Sementara bagi para peserta dan fasilitator Indonesia, program ini telah memberi mereka pengalaman dan peluang baru dalam berinteraksi dengan para pengungsi. “Saya belajar banyak tentang kehidupan, bagaimana bertahan hidup dan keteguhan. Dan saya akan terus melatih mereka, memastikan mereka dapat mempertahankan usaha yang telah dirintis lewat kemitraan dengan pengusaha Indonesia,” ungkap Ahmad Rifki, salah seorang fasilitator.

Di akhir program ini, sembilan usulan usaha telah disusun. Selama hari kelulusan, para lulusan memperlihatkan dan memamerkan produk usaha mereka, yang beragam dari makanan ringan, kerajinan tangan, kuliner dan pakaian. Mereka pun membawakan keunikan negara asal ke dalam produk mereka, seperti kue kering Karebat dari Ethiopia dan tas rajutan dari Afghanistan.

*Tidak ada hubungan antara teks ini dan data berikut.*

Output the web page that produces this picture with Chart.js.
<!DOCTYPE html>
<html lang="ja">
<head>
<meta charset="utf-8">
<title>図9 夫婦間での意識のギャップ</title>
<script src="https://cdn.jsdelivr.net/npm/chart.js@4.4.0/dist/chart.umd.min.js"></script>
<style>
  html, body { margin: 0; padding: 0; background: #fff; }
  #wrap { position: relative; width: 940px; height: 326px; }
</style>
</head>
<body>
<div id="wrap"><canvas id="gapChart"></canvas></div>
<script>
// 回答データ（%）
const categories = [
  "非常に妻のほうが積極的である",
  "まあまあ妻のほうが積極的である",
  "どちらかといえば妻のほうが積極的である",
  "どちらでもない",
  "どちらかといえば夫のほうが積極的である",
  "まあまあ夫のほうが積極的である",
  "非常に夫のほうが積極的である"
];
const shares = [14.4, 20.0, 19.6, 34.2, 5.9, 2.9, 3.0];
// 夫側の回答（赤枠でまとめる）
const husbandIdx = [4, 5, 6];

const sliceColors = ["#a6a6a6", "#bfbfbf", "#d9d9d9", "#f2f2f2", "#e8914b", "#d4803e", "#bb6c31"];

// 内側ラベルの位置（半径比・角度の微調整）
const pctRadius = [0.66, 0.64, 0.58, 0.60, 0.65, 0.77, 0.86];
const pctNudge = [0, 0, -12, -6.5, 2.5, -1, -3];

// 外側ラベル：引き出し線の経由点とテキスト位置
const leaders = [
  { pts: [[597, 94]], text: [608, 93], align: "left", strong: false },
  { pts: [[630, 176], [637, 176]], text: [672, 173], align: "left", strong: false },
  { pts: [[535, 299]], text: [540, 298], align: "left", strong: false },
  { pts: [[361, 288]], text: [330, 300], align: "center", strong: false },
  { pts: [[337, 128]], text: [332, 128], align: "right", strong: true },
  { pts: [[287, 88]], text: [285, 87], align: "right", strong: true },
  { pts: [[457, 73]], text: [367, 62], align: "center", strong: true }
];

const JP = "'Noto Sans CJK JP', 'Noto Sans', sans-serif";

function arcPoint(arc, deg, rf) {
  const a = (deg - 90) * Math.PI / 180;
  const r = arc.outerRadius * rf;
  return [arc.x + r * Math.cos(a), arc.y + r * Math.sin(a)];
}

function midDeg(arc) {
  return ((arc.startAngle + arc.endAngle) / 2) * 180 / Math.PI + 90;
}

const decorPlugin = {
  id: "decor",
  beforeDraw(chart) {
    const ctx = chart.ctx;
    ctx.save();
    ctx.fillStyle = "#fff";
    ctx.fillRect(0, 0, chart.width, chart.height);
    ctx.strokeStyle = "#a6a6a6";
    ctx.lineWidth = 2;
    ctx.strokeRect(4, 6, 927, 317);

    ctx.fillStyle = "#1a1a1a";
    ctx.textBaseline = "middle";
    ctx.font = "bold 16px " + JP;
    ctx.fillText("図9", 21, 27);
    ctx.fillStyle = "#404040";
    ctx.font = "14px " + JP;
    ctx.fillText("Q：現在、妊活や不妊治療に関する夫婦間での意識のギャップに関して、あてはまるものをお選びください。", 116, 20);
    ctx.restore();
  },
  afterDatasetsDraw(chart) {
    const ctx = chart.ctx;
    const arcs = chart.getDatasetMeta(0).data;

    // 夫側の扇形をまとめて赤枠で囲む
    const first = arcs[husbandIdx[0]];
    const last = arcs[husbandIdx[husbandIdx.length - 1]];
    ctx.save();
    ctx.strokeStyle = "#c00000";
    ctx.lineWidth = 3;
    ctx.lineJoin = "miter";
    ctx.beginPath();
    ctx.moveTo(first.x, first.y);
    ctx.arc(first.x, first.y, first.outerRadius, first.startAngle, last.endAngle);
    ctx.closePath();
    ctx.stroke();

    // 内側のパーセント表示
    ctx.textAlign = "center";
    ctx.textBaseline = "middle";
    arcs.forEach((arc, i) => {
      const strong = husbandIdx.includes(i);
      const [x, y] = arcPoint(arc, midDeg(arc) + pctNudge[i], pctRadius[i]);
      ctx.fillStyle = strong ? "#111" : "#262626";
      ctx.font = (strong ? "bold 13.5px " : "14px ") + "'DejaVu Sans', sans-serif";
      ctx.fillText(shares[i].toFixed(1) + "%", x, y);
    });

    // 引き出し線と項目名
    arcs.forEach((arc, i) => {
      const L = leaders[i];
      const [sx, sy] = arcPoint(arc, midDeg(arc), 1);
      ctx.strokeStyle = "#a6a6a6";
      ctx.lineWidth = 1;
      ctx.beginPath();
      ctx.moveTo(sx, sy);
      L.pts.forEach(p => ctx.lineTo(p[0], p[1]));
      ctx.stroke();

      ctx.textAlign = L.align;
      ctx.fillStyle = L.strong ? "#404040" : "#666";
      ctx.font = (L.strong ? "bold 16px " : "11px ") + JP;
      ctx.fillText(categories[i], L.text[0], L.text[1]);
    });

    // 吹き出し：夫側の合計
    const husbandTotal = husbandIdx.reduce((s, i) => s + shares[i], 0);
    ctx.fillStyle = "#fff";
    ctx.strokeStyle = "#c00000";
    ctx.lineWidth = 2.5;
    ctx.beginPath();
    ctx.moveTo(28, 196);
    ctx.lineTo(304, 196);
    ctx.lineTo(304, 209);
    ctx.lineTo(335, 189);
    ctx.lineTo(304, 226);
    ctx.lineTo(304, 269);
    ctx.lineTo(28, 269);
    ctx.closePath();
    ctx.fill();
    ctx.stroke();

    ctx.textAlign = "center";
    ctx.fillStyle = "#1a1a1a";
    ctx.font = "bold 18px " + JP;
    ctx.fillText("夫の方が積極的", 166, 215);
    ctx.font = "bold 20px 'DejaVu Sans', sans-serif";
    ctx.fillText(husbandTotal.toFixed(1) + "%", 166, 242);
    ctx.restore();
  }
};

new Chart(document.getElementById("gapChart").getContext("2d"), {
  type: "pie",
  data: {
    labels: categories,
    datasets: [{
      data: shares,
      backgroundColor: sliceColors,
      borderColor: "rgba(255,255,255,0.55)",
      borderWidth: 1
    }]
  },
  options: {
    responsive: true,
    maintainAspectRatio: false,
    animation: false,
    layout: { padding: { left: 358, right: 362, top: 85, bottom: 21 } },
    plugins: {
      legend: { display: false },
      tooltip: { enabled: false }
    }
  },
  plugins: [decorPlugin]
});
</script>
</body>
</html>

Angel Walangitan memamerkan pelindung kepala helm
Angel Walangitan, salah seorang lulusan dari Indonesia, memamerkan pelindung kepala helm yang dibuat dari sisa kain yang dirancang ulang seperti denim. Ia membangun usaha ini bersama dengan dua mitra lain yang dia temui dalam program kewirausahaan: Alda Chrisvantina, seorang mahasiswi akuntansi, dan Fahim, seorang seniman otodidak yang mengungsi ke Indonesia pada 2013 lalu. “Saya antusias untuk melanjutkan kemitraan dan mengembangkan usaha kami.”